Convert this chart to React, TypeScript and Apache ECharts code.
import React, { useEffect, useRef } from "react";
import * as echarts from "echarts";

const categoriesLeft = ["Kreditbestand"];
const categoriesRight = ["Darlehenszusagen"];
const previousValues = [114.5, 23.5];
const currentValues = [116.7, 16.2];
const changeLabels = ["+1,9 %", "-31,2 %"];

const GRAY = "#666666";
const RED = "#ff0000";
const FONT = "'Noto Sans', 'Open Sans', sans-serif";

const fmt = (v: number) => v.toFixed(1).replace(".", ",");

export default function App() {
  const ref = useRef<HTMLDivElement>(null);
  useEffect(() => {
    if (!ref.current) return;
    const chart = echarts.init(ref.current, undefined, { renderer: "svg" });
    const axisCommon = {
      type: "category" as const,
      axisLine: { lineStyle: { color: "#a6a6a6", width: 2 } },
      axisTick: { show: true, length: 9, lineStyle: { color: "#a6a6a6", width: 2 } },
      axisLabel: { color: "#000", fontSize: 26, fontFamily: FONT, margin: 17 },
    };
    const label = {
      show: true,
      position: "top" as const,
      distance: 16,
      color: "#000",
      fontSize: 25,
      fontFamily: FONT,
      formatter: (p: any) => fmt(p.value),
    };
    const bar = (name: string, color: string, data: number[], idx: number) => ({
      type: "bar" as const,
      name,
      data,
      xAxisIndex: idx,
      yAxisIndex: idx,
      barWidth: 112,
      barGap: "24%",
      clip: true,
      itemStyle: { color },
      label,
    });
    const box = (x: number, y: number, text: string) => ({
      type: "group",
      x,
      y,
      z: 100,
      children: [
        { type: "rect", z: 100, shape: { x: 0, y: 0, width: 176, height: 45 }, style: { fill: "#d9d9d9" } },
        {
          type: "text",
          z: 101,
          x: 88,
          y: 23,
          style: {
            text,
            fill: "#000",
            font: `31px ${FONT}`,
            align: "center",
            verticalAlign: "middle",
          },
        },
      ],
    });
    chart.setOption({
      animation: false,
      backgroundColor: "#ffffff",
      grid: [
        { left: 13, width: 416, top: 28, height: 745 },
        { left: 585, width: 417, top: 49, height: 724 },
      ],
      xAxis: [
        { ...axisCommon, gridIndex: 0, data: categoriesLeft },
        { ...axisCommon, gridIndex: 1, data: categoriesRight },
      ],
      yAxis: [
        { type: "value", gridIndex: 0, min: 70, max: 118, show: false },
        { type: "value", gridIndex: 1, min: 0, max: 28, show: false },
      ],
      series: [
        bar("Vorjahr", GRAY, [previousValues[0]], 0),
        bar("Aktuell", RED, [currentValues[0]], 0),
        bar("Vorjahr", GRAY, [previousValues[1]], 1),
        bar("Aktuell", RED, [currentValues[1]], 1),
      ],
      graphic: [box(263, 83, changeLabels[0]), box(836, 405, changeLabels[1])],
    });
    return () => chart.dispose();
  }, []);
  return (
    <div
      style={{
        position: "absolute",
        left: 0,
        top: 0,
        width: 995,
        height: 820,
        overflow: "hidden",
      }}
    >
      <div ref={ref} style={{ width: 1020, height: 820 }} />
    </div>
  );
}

-.-.-

◆ **REQUIREMENTS**:
Output exactly the leading lines of the data, up to and including the line marked by "const fmt = (v: number)".

◆ **CORRECT RESULT**:
Convert this chart to React, TypeScript and Apache ECharts code.
import React, { useEffect, useRef } from "react";
import * as echarts from "echarts";

const categoriesLeft = ["Kreditbestand"];
const categoriesRight = ["Darlehenszusagen"];
const previousValues = [114.5, 23.5];
const currentValues = [116.7, 16.2];
const changeLabels = ["+1,9 %", "-31,2 %"];

const GRAY = "#666666";
const RED = "#ff0000";
const FONT = "'Noto Sans', 'Open Sans', sans-serif";

const fmt = (v: number) => v.toFixed(1).replace(".", ",");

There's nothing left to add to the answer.